»»

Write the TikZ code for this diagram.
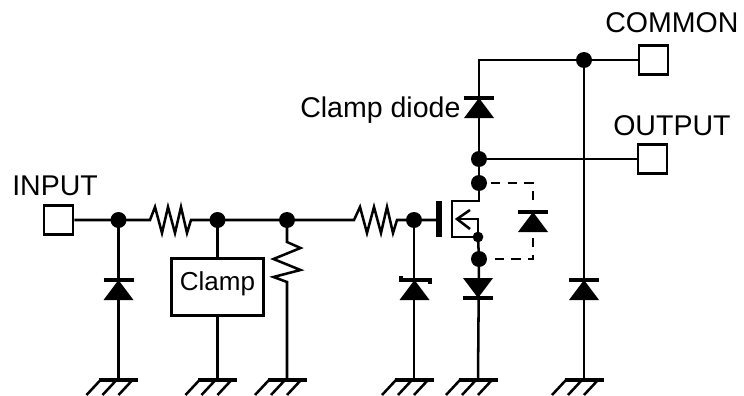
\documentclass[tikz,border=0pt]{standalone}
\usepackage{fontspec}
\setmainfont{Liberation Sans}
\tikzset{
  wire/.style={line width=1.9pt,line join=miter},
  dotn/.style={circle,fill=black,inner sep=0pt,minimum size=12pt},
  smalldot/.style={circle,fill=black,inner sep=0pt,minimum size=8pt},
  pad/.style={draw,line width=1.9pt,fill=white,inner sep=0pt,minimum width=22pt,minimum height=22pt},
  clampbox/.style={draw,line width=1.9pt,fill=white,inner sep=0pt,minimum width=69pt,minimum height=43pt,font=\fontsize{19.5}{22}\selectfont},
  lab/.style={anchor=base west,inner sep=0pt,font=\fontsize{21.4}{24}\selectfont},
  dashwire/.style={line width=1.9pt,dash pattern=on 7pt off 5.5pt},
  bar/.style={line width=3pt},
  gndsym/.pic={
    \draw[bar] (-19.5,0) -- (19.5,0);
    \draw[line width=1.9pt] (-18,0) -- ++(-14,15) (-2,0) -- ++(-14,15) (14,0) -- ++(-14,15);
  },
  diodeup/.pic={
    \fill (-15,20) -- (15,20) -- (0,0) -- cycle;
    \draw[bar] (-15,0) -- (15,0);
  },
  diodedown/.pic={
    \fill (-15,-20) -- (15,-20) -- (0,0) -- cycle;
    \draw[bar] (-15,0) -- (15,0);
  },
  zenerup/.pic={
    \fill (-15,20) -- (15,20) -- (0,0) -- cycle;
    \draw[line width=3pt] (-14,-4) -- (-14,0) -- (15,0) -- (15,4);
  }
}
\begin{document}
\begin{tikzpicture}[x=0.75pt,y=-0.75pt]
\useasboundingbox (0,0) rectangle (744,396);
% terminals
\node[pad] (pin) at (58.5,220) {};
\node[pad] (com) at (653.5,60) {};
\node[pad] (out) at (652.5,159) {};
\node[clampbox] (clamp) at (217.5,287) {};
\node[inner sep=0pt,font=\fontsize{19.5}{22}\selectfont] (clamptext) at (217.5,283.5) {Clamp};
% junctions
\node[dotn] (j1) at (118.5,220) {};
\node[dotn] (j2) at (217.5,220) {};
\node[dotn] (j3) at (287,220) {};
\node[dotn] (j4) at (414,220) {};
\node[dotn] (jc) at (584,60) {};
\node[dotn] (jo) at (479,159) {};
\node[dotn] (jd) at (479,183) {};
\node[dotn] (js) at (479,259) {};
\node[smalldot] (jb) at (478,237) {};
% grounds and diode positions
\coordinate (g1) at (118.5,380);
\coordinate (g2) at (217.5,380);
\coordinate (g3) at (287,380);
\coordinate (g4) at (414,380);
\coordinate (g5) at (478,380);
\coordinate (g6) at (584,380);
\coordinate (tl) at (479,60);
\coordinate (dd) at (533,212);
\coordinate (gateL) at (439,201);
\coordinate (gateH) at (439,237);
\coordinate (chT) at (452,201);
\coordinate (chB) at (452,237);
\coordinate (dT) at (479,201);
\coordinate (bT) at (478,219);
\coordinate (bH) at (457,219);
% wires
\draw[wire] (pin.east) -- (j1.center) -- (139,220) -- (150,220) -- (155,207) -- (162,233) -- (168,207) -- (175,233) -- (181,207) -- (187,233) -- (191,220) -- (j2.center) -- (j3.center) -- (348,220) -- (354,220) -- (360,207) -- (367,233) -- (374,207) -- (381,233) -- (387,207) -- (393,233) -- (397,220) -- (j4.center) -- (gateL |- j4);
\draw[wire] (j1.center) -- (g1);
\draw[wire] (j2.center) -- (clamp.north);
\draw[wire] (clamp.south) -- (g2);
\draw[wire] (j3.center) -- (287,242) -- (300.5,248) -- (273.5,259) -- (300.5,270) -- (273.5,277) -- (287,282) -- (g3);
\draw[wire] (j4.center) -- (g4);
\draw[wire] (com.west) -- (jc.center) -- (tl) -- (jo.center) -- (jd.center) -- (dT) -- (chT) -- (chB) -- (jb.center);
\draw[wire] (jo.center) -- (out.west);
\draw[wire] (jc.center) -- (g6);
\draw[wire] (jb.center) -- (bT) -- (bH);
\draw[wire] (470,210) -- (bH) -- (470,229);
\draw[wire] (jb.center) -- (js.center) -- (g5);
\draw[line width=3.8pt] (gateL) -- (gateH);
\draw[dashwire] (jd.center) ++(12,0) -- (dd |- jd) -- (533,207);
\draw[dashwire] (533,238) -- (dd |- js) -- ([xshift=9pt]js.center);
% symbols
\pic at (g1) {gndsym};
\pic at (g2) {gndsym};
\pic at (g3) {gndsym};
\pic at (g4) {gndsym};
\pic at (g5) {gndsym};
\pic at (g6) {gndsym};
\pic at (118.5,280) {diodeup};
\pic at (414.5,280) {zenerup};
\pic at (584,280) {diodeup};
\pic at (478,298) {diodedown};
\pic at (dd) {diodeup};
\pic at (479,98) {diodeup};
% labels
\node[lab] (tinput) at (12,195) {INPUT};
\node[lab] (tcommon) at (605,32) {COMMON};
\node[lab] (toutput) at (613,135) {OUTPUT};
\node[lab] (tdiode) at (300,117) {Clamp diode};
\end{tikzpicture}
\end{document}
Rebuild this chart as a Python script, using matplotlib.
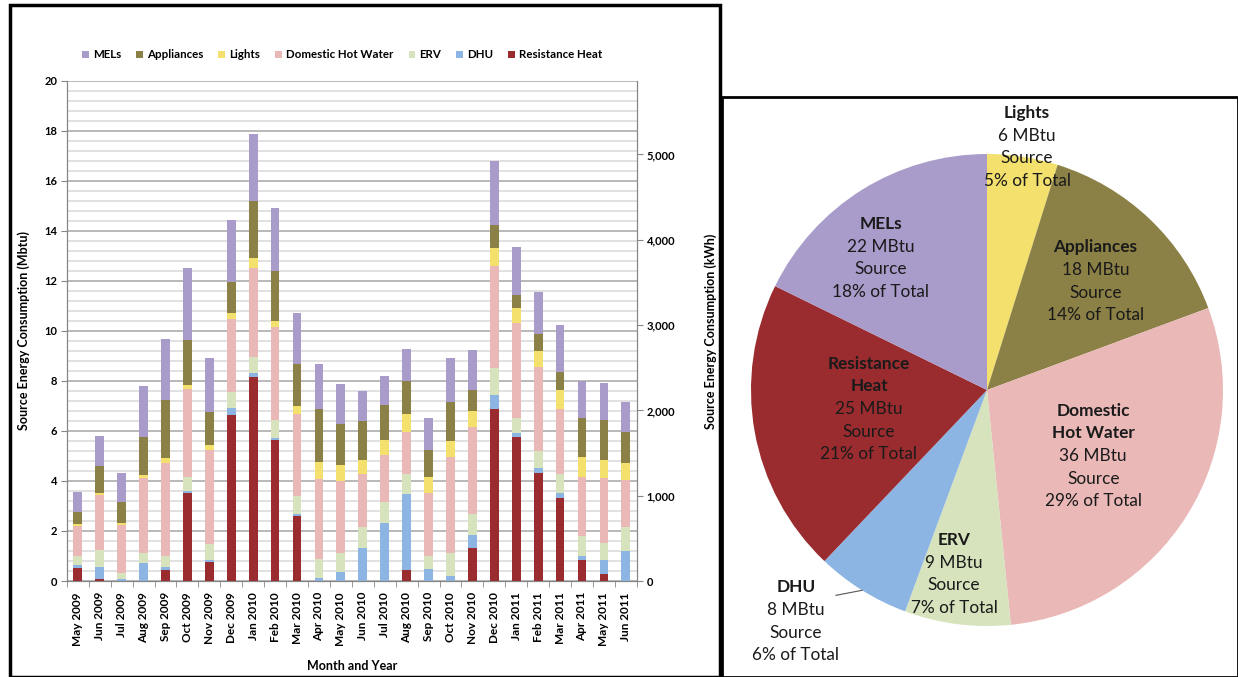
import numpy as np
import matplotlib.pyplot as plt
from matplotlib.patches import Rectangle
from matplotlib.ticker import FuncFormatter, MultipleLocator

plt.rcParams.update({
    "font.family": ["Lato", "DejaVu Sans"],
    "font.weight": "bold",
    "axes.labelweight": "bold",
    "axes.unicode_minus": False,
})

# Monthly source energy by end use (MBtu)
months = ["May 2009", "Jun 2009", "Jul 2009", "Aug 2009", "Sep 2009", "Oct 2009",
          "Nov 2009", "Dec 2009", "Jan 2010", "Feb 2010", "Mar 2010", "Apr 2010",
          "May 2010", "Jun 2010", "Jul 2010", "Aug 2010", "Sep 2010", "Oct 2010",
          "Nov 2010", "Dec 2010", "Jan 2011", "Feb 2011", "Mar 2011", "Apr 2011",
          "May 2011", "Jun 2011"]

resistance_heat = [0.53, 0.07, 0.02, 0.00, 0.44, 3.50, 0.77, 6.64, 8.17, 5.64, 2.60, 0.00, 0.00,
                   0.00, 0.00, 0.44, 0.00, 0.00, 1.33, 6.87, 5.77, 4.31, 3.33, 0.84, 0.28, 0.00]
dhu = [0.10, 0.50, 0.08, 0.73, 0.13, 0.11, 0.07, 0.27, 0.14, 0.07, 0.07, 0.13, 0.36,
       1.33, 2.33, 3.04, 0.47, 0.20, 0.51, 0.57, 0.14, 0.22, 0.18, 0.16, 0.56, 1.20]
erv = [0.37, 0.67, 0.23, 0.40, 0.43, 0.54, 0.64, 0.66, 0.66, 0.73, 0.73, 0.74, 0.77,
       0.84, 0.84, 0.80, 0.53, 0.90, 0.84, 1.07, 0.62, 0.67, 0.77, 0.80, 0.67, 0.97]
hot_water = [1.20, 2.20, 1.91, 2.97, 3.73, 3.52, 3.76, 2.90, 3.54, 3.71, 3.27, 3.20, 2.87,
             2.11, 1.87, 1.69, 2.53, 3.85, 3.47, 4.10, 3.80, 3.35, 2.59, 2.35, 2.62, 1.87]
lights = [0.07, 0.09, 0.06, 0.14, 0.17, 0.17, 0.20, 0.26, 0.42, 0.26, 0.33, 0.70, 0.64,
          0.56, 0.60, 0.71, 0.64, 0.66, 0.65, 0.72, 0.60, 0.65, 0.77, 0.82, 0.71, 0.69]
appliances = [0.50, 1.07, 0.87, 1.53, 2.34, 1.80, 1.33, 1.24, 2.27, 1.99, 1.68, 2.12, 1.64,
              1.57, 1.40, 1.32, 1.07, 1.56, 0.84, 0.91, 0.51, 0.68, 0.73, 1.56, 1.60, 1.22]
mels = [0.80, 1.20, 1.13, 2.03, 2.43, 2.89, 2.16, 2.47, 2.67, 2.51, 2.03, 1.78, 1.59,
        1.20, 1.17, 1.27, 1.29, 1.76, 1.60, 2.57, 1.93, 1.67, 1.87, 1.47, 1.47, 1.22]

# Annual totals by end use
pie_names = ["Lights", "Appliances", "Domestic Hot Water", "ERV", "DHU", "Resistance Heat", "MELs"]
pie_labels = ["Lights", "Appliances", "Domestic\nHot Water", "ERV", "DHU", "Resistance\nHeat", "MELs"]
pie_mbtu = [6, 18, 36, 9, 8, 25, 22]
pie_pct = [5, 14, 29, 7, 6, 21, 18]

KWH_PER_MBTU = 293.07

colors = {
    "Resistance Heat": "#9a2b2e",
    "DHU": "#8db5e3",
    "ERV": "#d6e3bc",
    "Domestic Hot Water": "#e9b8b7",
    "Lights": "#f3e06d",
    "Appliances": "#8b8045",
    "MELs": "#a99bca",
}

# bottom to top
stack = [
    ("Resistance Heat", resistance_heat),
    ("DHU", dhu),
    ("ERV", erv),
    ("Domestic Hot Water", hot_water),
    ("Lights", lights),
    ("Appliances", appliances),
    ("MELs", mels),
]

fig = plt.figure(figsize=(12.38, 6.77), dpi=100)

# ---- stacked monthly bars ----
ax = fig.add_axes([0.054, 0.1418, 0.4604, 0.7386])
x = np.arange(len(months))
bottom = np.zeros(len(months))
handles = []
for name, vals in stack:
    b = ax.bar(x, vals, 0.4, bottom=bottom, color=colors[name], linewidth=0,
               label=name, zorder=3)
    handles.append(b)
    bottom += np.array(vals)

ax.set_xlim(-0.5, len(months) - 0.5)
ax.set_ylim(0, 20)
ax.yaxis.set_major_locator(MultipleLocator(2))
ax.yaxis.set_minor_locator(MultipleLocator(0.4))
ax.grid(axis="y", which="minor", color="#d9d9d9", lw=1.1)
ax.grid(axis="y", which="major", color="#a6a6a6", lw=1.1)
ax.set_axisbelow(True)
ax.tick_params(axis="y", which="minor", length=0)
ax.tick_params(axis="y", which="major", length=4, color="#868686", labelsize=8, pad=3)
ax.set_xticks(x)
ax.set_xticklabels(months, rotation=90, fontsize=8.5)
ax.set_xticks(np.arange(-0.5, len(months), 1), minor=True)
ax.tick_params(axis="x", which="major", length=0, pad=8)
ax.tick_params(axis="x", which="minor", length=4, color="#868686")
for s in ("left", "bottom", "right"):
    ax.spines[s].set_color("#868686")
ax.spines["top"].set_visible(False)

ax.set_ylabel("Source Energy Consumption (Mbtu)", fontsize=9)
ax.yaxis.set_label_coords(-0.065, 0.5)
ax.set_xlabel("Month and Year", fontsize=9)
ax.xaxis.set_label_coords(0.5, -0.158)

# kWh scale on the right
ax2 = ax.twinx()
ax2.set_ylim(0, 20 * KWH_PER_MBTU)
ax2.set_yticks(range(0, 6000, 1000))
ax2.yaxis.set_major_formatter(FuncFormatter(lambda v, p: f"{int(v):,}"))
ax2.tick_params(axis="y", length=4, color="#868686", labelsize=8, pad=3)
for s in ("left", "bottom", "right"):
    ax2.spines[s].set_color("#868686")
ax2.spines["top"].set_visible(False)
ax2.set_ylabel("Source Energy Consumption (kWh)", fontsize=9)
ax2.yaxis.set_label_coords(1.119, 0.5)

fig.legend(handles[::-1], [h.get_label() for h in handles[::-1]],
           loc="center", bbox_to_anchor=(0.2765, 0.919), ncol=7, frameon=False,
           fontsize=8.3, handlelength=0.6, handleheight=0.6, handletextpad=0.35,
           columnspacing=1.3)

# ---- annual pie ----
pax = fig.add_axes([0.6066, 0.0753, 0.3813, 0.6972])
wedges, _ = pax.pie(pie_mbtu, colors=[colors[n] for n in pie_names],
                    startangle=90, counterclock=False, wedgeprops=dict(linewidth=0))
pax.set_xlim(-1, 1)
pax.set_ylim(-1, 1)
pax.set_aspect("equal")

label_pos = [(0.17, 1.03), (0.46, 0.46), (0.45, -0.28), (-0.14, -0.78),
             (-0.81, -0.98), (-0.50, -0.08), (-0.45, 0.56)]
dy = 0.096
for label, mbtu, pct, (lx, ly) in zip(pie_labels, pie_mbtu, pie_pct, label_pos):
    lines = [(t, "bold") for t in label.split("\n")]
    lines += [(f"{mbtu} MBtu", "normal"), ("Source", "normal"), (f"{pct}% of Total", "normal")]
    top = ly + (len(lines) - 1) / 2 * dy
    for i, (t, w) in enumerate(lines):
        pax.text(lx, top - i * dy, t, ha="center", va="center", fontsize=12.4,
                 fontweight=w, color="#1a1a1a", clip_on=False)

# leader line for the small DHU slice
w = wedges[pie_names.index("DHU")]
ang = np.deg2rad((w.theta1 + w.theta2) / 2)
pax.plot([-0.64, np.cos(ang)], [-0.87, np.sin(ang)], color="#555555", lw=0.8, clip_on=False)

# panel frames
fig.add_artist(Rectangle((10 / 1238, 0), 710 / 1238, 672 / 677, transform=fig.transFigure,
                         fill=False, ec="black", lw=2.5))
fig.add_artist(Rectangle((722 / 1238, 0), 516 / 1238, 580 / 677, transform=fig.transFigure,
                         fill=False, ec="black", lw=2.0))

fig.savefig("out.png", dpi=100)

««

> **What to work on**: Search the lines for "matplotlib". Copy each line that has it.

> **Output of the exercise**:
Rebuild this chart as a Python script, using matplotlib.
import matplotlib.pyplot as plt
from matplotlib.patches import Rectangle
from matplotlib.ticker import FuncFormatter, MultipleLocator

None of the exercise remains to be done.